The London-based company started the global review last year to address “escalating costs across the organization,” David Luff, a Melbourne-based company spokesman, said in an e- mail today. There will be recommendations made “for sustainable improvements to our operating model and structure that will best support our vision to be the sector leader.”
As many as 250 employees in Melbourne and about 20 in Sydney may lose their jobs or be relocated to Brisbane or Perth when the review is concluded in about four weeks, the Australian Financial Review newspaper reported today, citing an e-mail from the Australian unit Managing Director David Peever to employees.
Rio Tinto is joining rival BHP Billiton Ltd. (BHP) in rationing spending after commodity prices slumped and global growth slowed. Chief Executive Officer Tom Albanese said last month the company will tackle rising costs at its Australian operations while taking a phased approach to mine expansions.

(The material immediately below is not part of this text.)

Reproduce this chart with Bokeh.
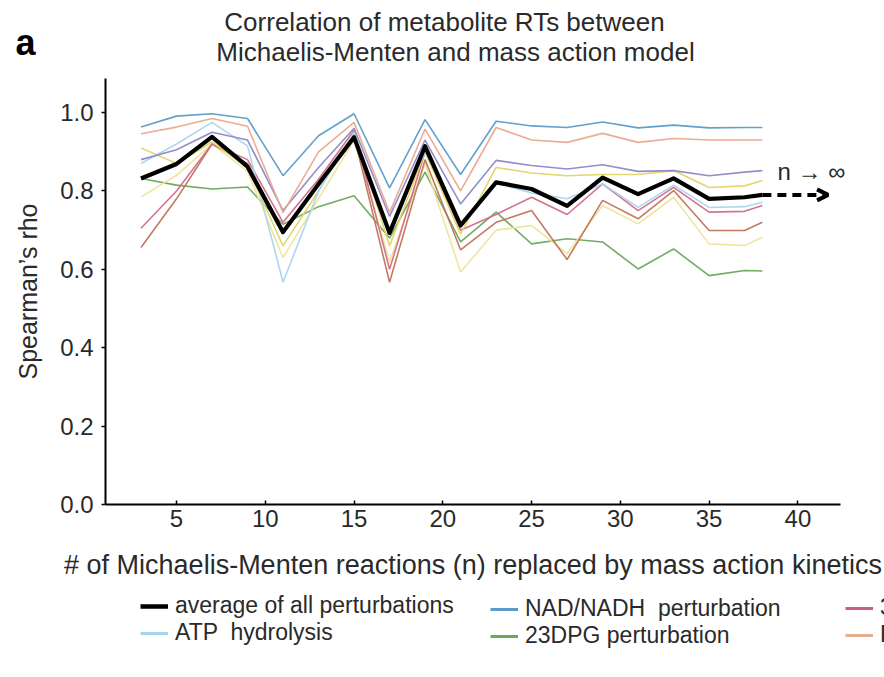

The company said in October it wants to divest or shut down 13 aluminum assets that include smelters and alumina plants from Australia to the U.S. Prices of aluminum, which accounted for 18 percent of Rio Tinto’s revenue in 2011, have dropped by about a fifth in the past year on the London Metal Exchange, according to data compiled by Bloomberg.
Credit Suisse Group AG and Deutsche Bank AG reduced forecasts for China’s economic growth this year as weakness in exports and investment drag on the world’s biggest buyer of metals.
Credit Suisse cut its estimate to 7.7 percent from 8 percent on June 14, while Deutsche Bank lowered its forecast to 7.9 percent from 8.2 percent. The predictions indicate the weakest growth since 1999 and compare with a 9.2 percent expansion last year.
Rio Tinto, with more than $33 billion of major projects under way, in April pulled out of talks for a potential coal port expansion in Australia’s Queensland state, citing uncertainty in “global economic markets.”
Norsk Hydro ASA (NHY), Europe’s third-largest aluminum producer, this month said it will close its Kurri Kurri smelter in Australia as industry overcapacity and weakening demand curb prices, resulting in the loss of more than 300 jobs.
Rio’s organizational review may also include moving its offices in Melbourne and Sydney to less costly buildings, according to the AFR. The company employs about 20,000 people in Australia, said Luff, declining to comment further.
Rio Tinto shares rose 0.4 percent to A$54.5 in Sydney trading yesterday. The stock has fallen 30 percent in the past year, compared with a 9.4 percent drop in the benchmark S&P/ASX 200 Index.